Anything on horseback is essentially crap 2 (3 at most) decades into the game. Sure, the CAV w/ cool-guy brigades are fast and can mow down small-sized enemy formations, but they're expensive as hell and not really worth it. Plus they tend to die (take casualties) at an alarming rate, with the low defense ratings. So, A) they're very expensive, B) they deplete your soldier POPs like they're going out of style, C) they're offensive power is nothing to write home about... because most of the army techs are going to be boosting the infantry. So effectively the mounted troops become more and more obsolete, with each passing year / tech. By a certain point (and not that long into the game), they're just crap, all together. I let my horsies get down to just a couple hundred men per division, and then station them in places where I want to lower MIL, but not actually have to worry about an actual revolt (which would quickly kill them). They basically become a police force.
As for organizing the 'real men' army corps, it depends. Having a HQ division can be advantageous so that the corps will fight on, even if the others get low morale. Suppose you have a corps of 4 divisions; 3 artillery and 1 HQ... and you've got them well-entrenched in a mountainous region with lots of trees. Great defensive terrain. Then the enemy attacks you with 180k men. The battle lasts for months, and the enemy is fighting ineffectively, and taking huge attrition on the 1st of each month. Obviously, you want this battle to go on as long as possible... only retreating when you're RIGHT about to lose a division(s), which you don't want to lose. So, the HQ can make this happen. Their high morale will ensure that the enemy just can't seem to force you out of there, forcing you to fight to the last man (again, at horrible kill ratios, for the enemy).
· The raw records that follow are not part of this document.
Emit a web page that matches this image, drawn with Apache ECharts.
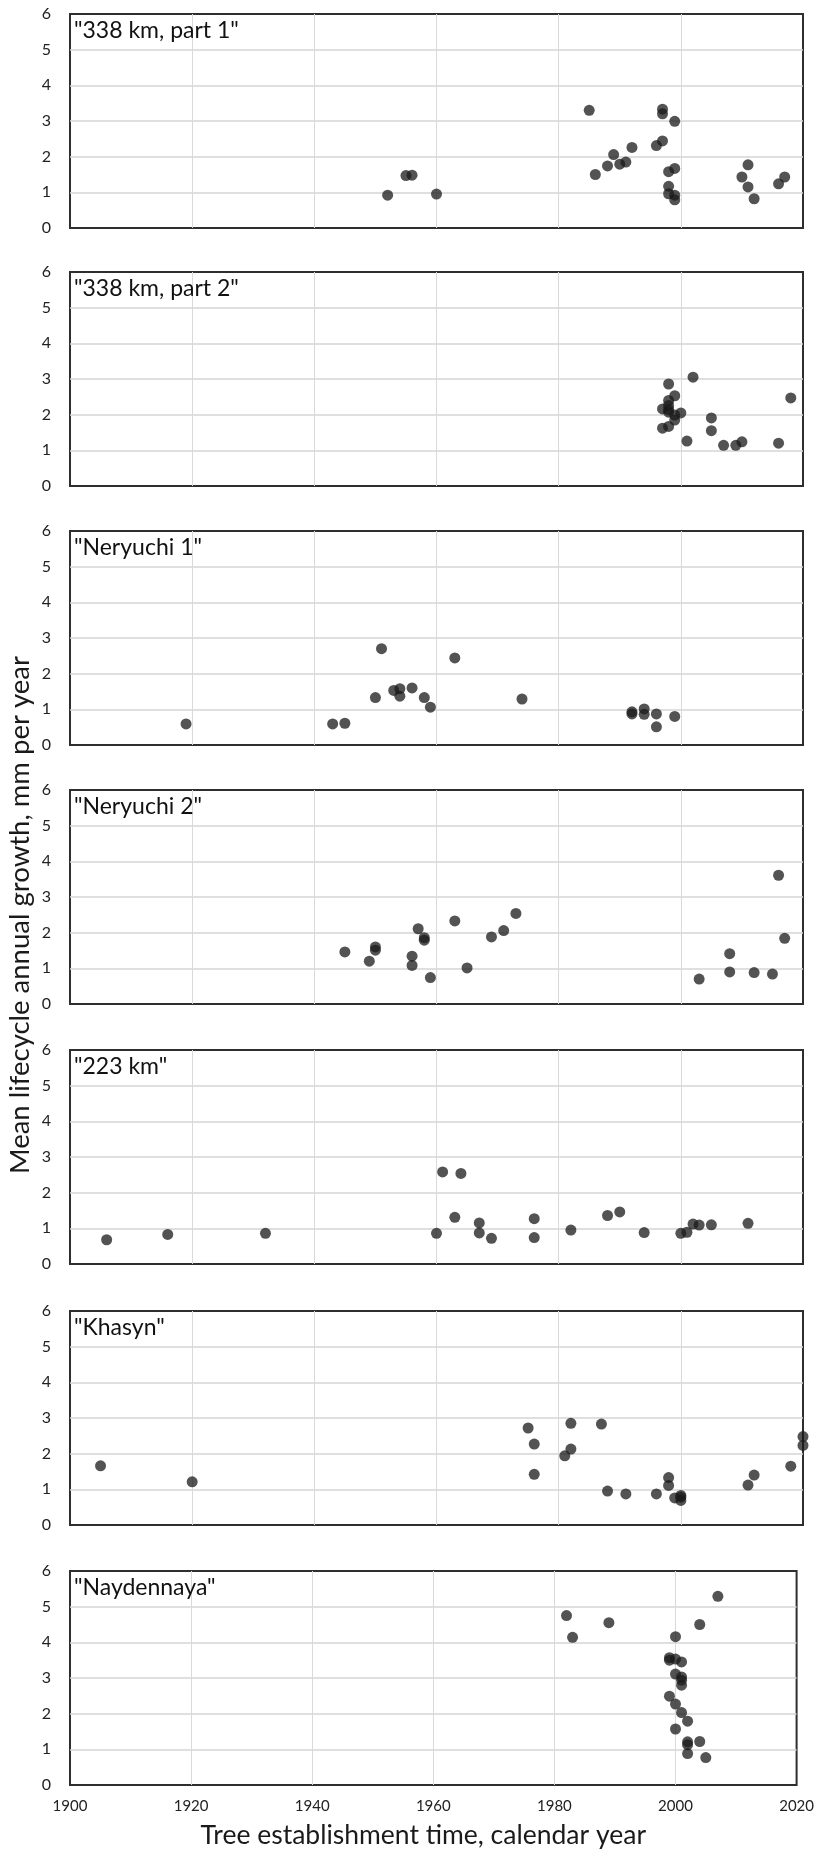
<!DOCTYPE html>
<html>
<head>
<meta charset="utf-8">
<script src="https://cdn.jsdelivr.net/npm/echarts@6/dist/echarts.min.js"></script>
<style>
html,body{margin:0;padding:0;background:#fff;}
#chart{width:817px;height:1851px;}
</style>
</head>
<body>
<div id="chart"></div>
<script>
const panelNames = ['"338 km, part 1"', '"338 km, part 2"', '"Neryuchi 1"', '"Neryuchi 2"', '"223 km"', '"Khasyn"', '"Naydennaya"'];

const p1Years = [1952,1955,1956,1960,1985,1986,1988,1989,1990,1991,1992,1996,1997,1997,1997,1999,1998,1999,1998,1998,1999,1999,2010,2011,2011,2012,2016,2017];
const p1Growth = [0.92,1.47,1.48,0.95,3.30,1.50,1.74,2.06,1.79,1.85,2.26,2.31,2.44,3.33,3.20,2.99,1.58,1.67,1.17,0.96,0.92,0.79,1.43,1.77,1.15,0.82,1.24,1.43];

const p2Years = [1997,1997,1998,1998,1998,1998,1998,1998,1999,1999,1999,2000,2001,2002,2005,2005,2007,2009,2010,2016,2018];
const p2Growth = [2.16,1.62,2.86,2.40,2.26,2.14,2.07,1.67,2.53,1.85,1.99,2.05,1.26,3.05,1.91,1.55,1.14,1.14,1.24,1.20,2.47];

const p3Years = [1919,1943,1945,1950,1951,1953,1954,1954,1956,1958,1959,1963,1974,1992,1992,1994,1994,1996,1996,1999];
const p3Growth = [0.59,0.59,0.61,1.33,2.70,1.53,1.58,1.37,1.60,1.33,1.06,2.44,1.29,0.93,0.87,1.01,0.86,0.87,0.51,0.80];

const p4Years = [1945,1949,1950,1950,1956,1956,1957,1958,1958,1959,1963,1965,1969,1971,1973,2003,2008,2008,2012,2015,2016,2017];
const p4Growth = [1.46,1.20,1.60,1.51,1.34,1.08,2.11,1.86,1.79,0.74,2.33,1.01,1.88,2.06,2.54,0.70,1.41,0.90,0.88,0.84,3.61,1.84];

const p5Years = [1906,1916,1932,1960,1961,1963,1964,1967,1967,1969,1976,1976,1982,1988,1990,1994,2000,2001,2002,2003,2005,2011];
const p5Growth = [0.68,0.83,0.86,0.86,2.58,1.31,2.54,1.15,0.87,0.72,1.27,0.74,0.95,1.36,1.46,0.88,0.86,0.89,1.12,1.09,1.10,1.14];

const p6Years = [1905,1920,1975,1976,1976,1981,1982,1982,1987,1988,1991,1996,1998,1998,1999,2000,2000,2000,2011,2012,2018,2020,2020];
const p6Growth = [1.66,1.21,2.72,2.27,1.42,1.94,2.85,2.13,2.83,0.95,0.87,0.87,1.33,1.11,0.76,0.83,0.78,0.69,1.12,1.40,1.65,2.48,2.23];

const p7Years = [1982,1983,1989,2000,2004,2007,1999,1999,2000,2001,2000,2001,2001,2001,1999,2000,2001,2002,2000,2002,2002,2004,2002,2005];
const p7Growth = [4.75,4.14,4.55,4.16,4.50,5.29,3.57,3.50,3.53,3.45,3.11,3.03,2.94,2.80,2.49,2.27,2.03,1.79,1.57,1.21,1.13,1.22,0.88,0.77];

const yearTicks = [1900,1920,1940,1960,1980,2000,2020];
const growthTicks = [0,1,2,3,4,5,6];
const xTitle = 'Tree establishment time, calendar year';
const yTitle = 'Mean lifecycle annual growth, mm per year';

const panelYears = [p1Years,p2Years,p3Years,p4Years,p5Years,p6Years,p7Years];
const panelGrowth = [p1Growth,p2Growth,p3Growth,p4Growth,p5Growth,p6Growth,p7Growth];

const tops = [14, 272, 531, 790, 1050, 1311, 1571];
const gridH = 214;
const lato = 'Lato, "Open Sans", sans-serif';

const grids = [], xAxes = [], yAxes = [], series = [], titles = [];
for (let i = 0; i < 7; i++) {
  const last = i === 6;
  grids.push({left: 70, width: 733, top: tops[i], height: gridH, show: true,
    borderColor: '#2e2e2e', borderWidth: 2, backgroundColor: '#fff', containLabel: false});
  xAxes.push({type: 'value', gridIndex: i, min: yearTicks[0], max: yearTicks[yearTicks.length-1], interval: 20,
    axisLine: {show: false}, axisTick: {show: false},
    axisLabel: {show: last, color: '#222', fontFamily: lato, fontSize: 15, margin: 14,
      formatter: v => String(v)},
    splitLine: {show: true, showMinLine: false, showMaxLine: false, lineStyle: {color: '#d9d9d9', width: 1}},
    name: last ? xTitle : '', nameLocation: 'middle', nameGap: 37,
    nameTextStyle: {fontFamily: lato, fontSize: 26.5, color: '#1a1a1a', padding: [0, 20, 0, 0]}
  });
  yAxes.push({type: 'value', gridIndex: i, min: growthTicks[0], max: growthTicks[growthTicks.length-1], interval: 1,
    axisLine: {show: false}, axisTick: {show: false},
    axisLabel: {color: '#222', fontFamily: lato, fontSize: 16, margin: 19},
    splitLine: {show: true, showMinLine: false, showMaxLine: false, lineStyle: {color: '#d4d4d4', width: 1.5}}
  });
  series.push({type: 'scatter', xAxisIndex: i, yAxisIndex: i,
    data: panelYears[i].map((y, k) => [y, panelGrowth[i][k]]),
    symbolSize: 11, clip: false,
    itemStyle: {color: '#1a1a1a', opacity: 0.75}
  });
  titles.push({text: panelNames[i], left: 74, top: tops[i] + 5, padding: 0,
    textStyle: {fontFamily: lato, fontSize: 23, fontWeight: 'normal', color: '#111'}});
}

const chart = echarts.init(document.getElementById('chart'), null, {renderer: 'canvas'});
chart.setOption({
  animation: false,
  backgroundColor: '#fff',
  title: titles,
  grid: grids,
  xAxis: xAxes,
  yAxis: yAxes,
  series: series,
  graphic: [{
    type: 'text', x: 20, y: 915, rotation: Math.PI / 2,
    style: {text: yTitle, fontFamily: lato, fontSize: 27.5, fill: '#1a1a1a',
      textAlign: 'center', textVerticalAlign: 'middle'}
  }]
});
</script>
</body>
</html>
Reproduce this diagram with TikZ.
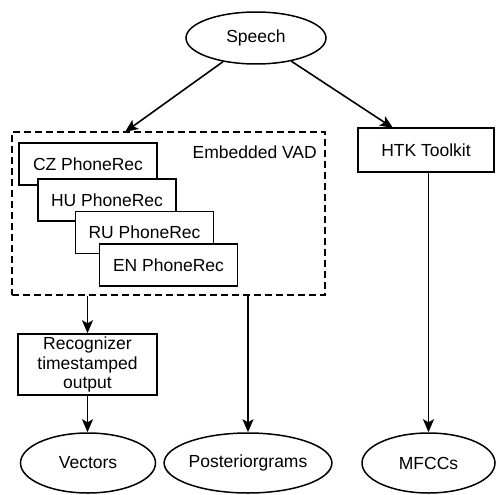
\documentclass[tikz,border=0pt]{standalone}
\usepackage{fontspec}
\setmainfont{Liberation Sans}
\usetikzlibrary{shapes.geometric,arrows.meta}
\begin{document}
\begin{tikzpicture}[x=1pt,y=-1pt,
  every node/.style={font=\fontsize{17.5}{19.5}\selectfont, inner sep=0pt},
  oval/.style={ellipse, draw, line width=1.5pt, fill=white},
  box/.style={rectangle, draw, line width=1.5pt, fill=white},
  phone/.style={box, minimum width=138pt, minimum height=42pt},
  conn/.style={line width=1.6pt, -{Stealth[length=13pt,width=11pt,inset=3pt]}}
]
\useasboundingbox (0,0) rectangle (495,495);
\node[oval, minimum width=140pt, minimum height=52pt] (speech) at (256,38) {Speech};
\node[rectangle, draw, dash pattern=on 7pt off 4pt, line width=1.5pt, minimum width=313pt, minimum height=163pt] (vad) at (168.5,213.5) {};
\node[anchor=east] (vadlabel) at (317,152) {Embedded VAD};
\node[phone] (cz) at (88,164) {CZ PhoneRec};
\node[phone] (hu) at (107,200) {HU PhoneRec};
\node[phone] (ru) at (144.5,232.5) {RU PhoneRec};
\node[phone] (en) at (168.5,265) {EN PhoneRec};
\node[box, minimum width=136pt, minimum height=44pt] (htk) at (426,150) {HTK Toolkit};
\node[box, minimum width=139pt, minimum height=61pt, align=center] (rec) at (87.5,364.5) {Recognizer\\timestamped\\output};
\node[oval, minimum width=135pt, minimum height=60pt] (vec) at (88,463) {Vectors};
\node[oval, minimum width=133pt, minimum height=60pt] (post) at (248,463) {Posteriorgrams};
\node[oval, minimum width=133pt, minimum height=60pt] (mfcc) at (428.5,463) {MFCCs};
\coordinate (vadin) at (125,132);
\coordinate (htkin) at (393,128);
\draw[conn] (speech) -- (vadin);
\draw[conn] (speech) -- (htkin);
\draw[conn] (vad.south -| rec.north) -- (rec.north);
\draw[conn] (rec.south) -- (rec.south |- vec.north);
\draw[conn] (vad.south -| post.north) -- (post.north);
\draw[conn] (htk.south -| mfcc.north) -- (mfcc.north);
\end{tikzpicture}
\end{document}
But mostly, I try to organize my units so that no one is getting screwed over regarding their speed (speed is paramount). Thus, all the artillery tend to get grouped together - probably with a leader that increases speed... and they sort of function as the 'heavy armor' of the army (expensive, devestatingly lethal, but slow & carefully deployed). Then you might have an engineer corps... several divisions with engineer brigades -very tough defensively- which you use to hold the line in places where you want to put up a stone wall against enemy advancement... as you move out offensively, nearby.
Guards are just an infantry unit on steroids... they can be mixed with infantry, or whatever. Anywhere you want that 'extra-cool-guy' bonus, just put some guards in there, and they'll provide a slightly more effective fighting force.
Regulars, I use to increase the 'bullet sponge' effect... mainly for foreign troops. For example, "you can only create 6 divisions with (conquered) culture XYZ". OK, fine. Well guess what, all those divisions are going to have regulars. My way of putting more regular troops into the field, but still not exceeding the limit. Regulars are fairly cost-effective. It's literally 120% of an infantry division... just over-strength. But, it'll still bleed the same as regular infantry. It's not all cool-guy, like the guards (but, regulars have their uses, even for the national culture... like I said, they're pretty cost effective). So, use the tough defensive units (ART, ENG, GRD, etc.) for your own home culture POPs. Then put a bunch of foreign troops in there, with regulars. They'll take higher casualties. But, screw 'em. That's why we conquered them in the first place.
Vanilla infantry can have it's uses, when you stack a whole bunch of them together, like 1/4 million men. I just wrote a bunch of on this, in
this thread. Bascially in great (highly cost-effective) numbers, the sheer numbers themselves can give vanilla infantry a whole new attribute, on it's own. There is always something to be said for sheer numbers. I've seen 40,000 high quality troops (1 art, 1 eng, etc.) dug in very tight at a place that was full of hills and trees. But, when you attack with 1/2 million men, from several directions, suddenly no one seems to care how well you're dug in, or what the stinkin' terrain is. You will die -quick- and the large army will take very low casualties, compared to if it attacked with a more 'standard sized' formation.
But bottom line is, each of the units (namely ENG, ART) has it's own special attributes, and I like to concentrate them together, and capitalize on each of their strengths. 'Mixed units' do not really appeal to me. If you're an engineer, you should be with other engineers -- so I can put you in a certain place and form a really stiff defensive fortress in a sector of the front, so I can then use other units to go on offense, and not worry about that flank.
One last thing about CAV, they can be useful as late as the 1860s, when you group a bunch of them together. But even then, their casualties are too high, they're too expensive, and they're really not THAT much freakin' faster than the foot soldiers. CAV & HUS have limited uses in the game. A small number of them can be OK, but I seldom ever find myself 'recruiting a cavalry division'. Usually the ones I start with, are more than adequate.